--- Task input ---

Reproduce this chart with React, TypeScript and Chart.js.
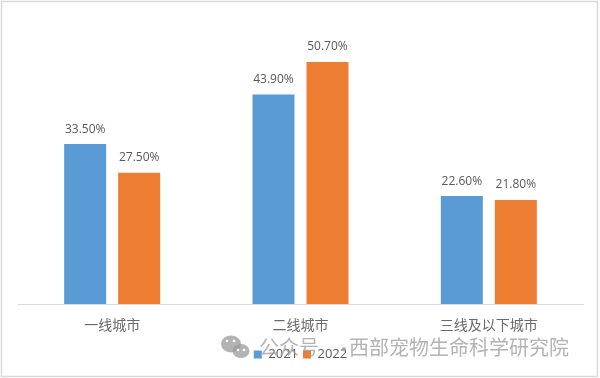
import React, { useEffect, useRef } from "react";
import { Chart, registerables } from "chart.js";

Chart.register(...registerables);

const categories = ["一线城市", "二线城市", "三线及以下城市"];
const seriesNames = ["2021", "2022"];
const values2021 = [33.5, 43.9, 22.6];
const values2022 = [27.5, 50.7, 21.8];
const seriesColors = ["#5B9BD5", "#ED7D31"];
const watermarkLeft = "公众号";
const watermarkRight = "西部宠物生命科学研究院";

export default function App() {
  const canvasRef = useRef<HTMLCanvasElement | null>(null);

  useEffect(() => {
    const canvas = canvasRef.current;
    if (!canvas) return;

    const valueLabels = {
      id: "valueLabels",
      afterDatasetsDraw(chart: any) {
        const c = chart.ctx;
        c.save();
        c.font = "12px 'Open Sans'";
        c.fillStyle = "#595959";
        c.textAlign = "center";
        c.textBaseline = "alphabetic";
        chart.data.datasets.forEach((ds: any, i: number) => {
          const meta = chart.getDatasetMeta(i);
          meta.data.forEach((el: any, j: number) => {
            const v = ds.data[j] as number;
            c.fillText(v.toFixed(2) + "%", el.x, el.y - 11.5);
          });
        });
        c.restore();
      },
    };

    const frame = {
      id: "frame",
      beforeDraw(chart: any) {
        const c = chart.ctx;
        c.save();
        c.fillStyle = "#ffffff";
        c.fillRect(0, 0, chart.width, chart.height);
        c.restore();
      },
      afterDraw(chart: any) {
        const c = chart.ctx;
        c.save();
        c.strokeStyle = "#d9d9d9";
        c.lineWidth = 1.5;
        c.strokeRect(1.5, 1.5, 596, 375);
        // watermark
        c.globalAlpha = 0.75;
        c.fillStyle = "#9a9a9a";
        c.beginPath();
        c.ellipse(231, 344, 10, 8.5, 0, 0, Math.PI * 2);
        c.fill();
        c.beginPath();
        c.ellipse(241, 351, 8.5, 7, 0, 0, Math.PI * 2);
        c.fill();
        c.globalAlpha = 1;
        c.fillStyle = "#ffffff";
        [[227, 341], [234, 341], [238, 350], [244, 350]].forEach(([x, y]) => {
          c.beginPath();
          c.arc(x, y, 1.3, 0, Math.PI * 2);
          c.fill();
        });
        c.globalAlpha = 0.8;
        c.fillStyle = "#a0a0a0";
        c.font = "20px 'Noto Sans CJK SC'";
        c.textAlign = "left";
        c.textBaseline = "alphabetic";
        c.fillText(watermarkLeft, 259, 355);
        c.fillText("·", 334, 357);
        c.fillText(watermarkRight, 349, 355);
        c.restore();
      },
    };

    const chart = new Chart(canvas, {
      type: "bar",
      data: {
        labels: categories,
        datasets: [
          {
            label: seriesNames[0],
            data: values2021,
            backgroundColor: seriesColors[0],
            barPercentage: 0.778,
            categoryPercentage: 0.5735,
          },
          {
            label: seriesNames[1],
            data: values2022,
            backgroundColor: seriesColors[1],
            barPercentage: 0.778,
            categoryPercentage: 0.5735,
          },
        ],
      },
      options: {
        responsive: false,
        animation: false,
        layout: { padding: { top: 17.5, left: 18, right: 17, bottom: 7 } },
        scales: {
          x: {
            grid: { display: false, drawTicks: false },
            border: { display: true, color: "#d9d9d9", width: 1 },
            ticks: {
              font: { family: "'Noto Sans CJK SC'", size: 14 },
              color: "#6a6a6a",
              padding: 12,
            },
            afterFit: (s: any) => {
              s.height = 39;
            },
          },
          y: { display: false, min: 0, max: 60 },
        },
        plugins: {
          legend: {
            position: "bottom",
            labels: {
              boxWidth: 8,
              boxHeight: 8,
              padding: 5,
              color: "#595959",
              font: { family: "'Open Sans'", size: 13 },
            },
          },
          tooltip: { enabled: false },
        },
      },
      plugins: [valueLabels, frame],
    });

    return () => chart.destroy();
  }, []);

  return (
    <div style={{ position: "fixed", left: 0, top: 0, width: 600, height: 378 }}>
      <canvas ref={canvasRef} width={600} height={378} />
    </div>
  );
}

---
--- Task input ---

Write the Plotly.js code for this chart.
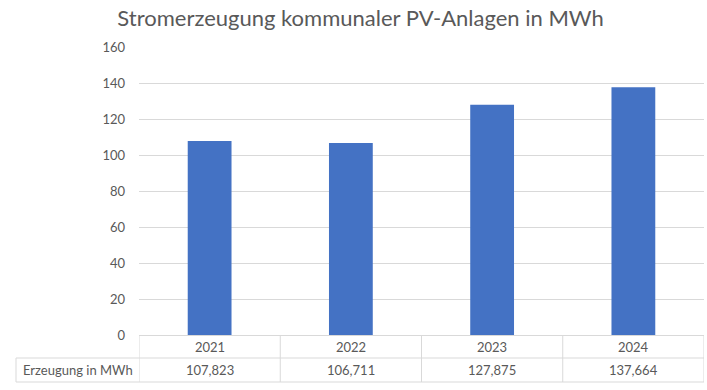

---
--- Task input ---

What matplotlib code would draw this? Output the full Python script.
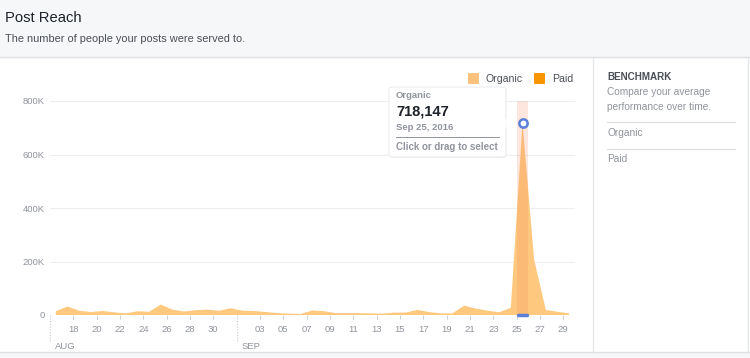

---

Goal: Copy out the listing above from the line containing "Reproduce this chart" to the line containing "if (!canvas) return;", both included, exactly as written and minus the images.

Problem solution:
Reproduce this chart with React, TypeScript and Chart.js.
import React, { useEffect, useRef } from "react";
import { Chart, registerables } from "chart.js";

Chart.register(...registerables);

const categories = ["一线城市", "二线城市", "三线及以下城市"];
const seriesNames = ["2021", "2022"];
const values2021 = [33.5, 43.9, 22.6];
const values2022 = [27.5, 50.7, 21.8];
const seriesColors = ["#5B9BD5", "#ED7D31"];
const watermarkLeft = "公众号";
const watermarkRight = "西部宠物生命科学研究院";

export default function App() {
  const canvasRef = useRef<HTMLCanvasElement | null>(null);

  useEffect(() => {
    const canvas = canvasRef.current;
    if (!canvas) return;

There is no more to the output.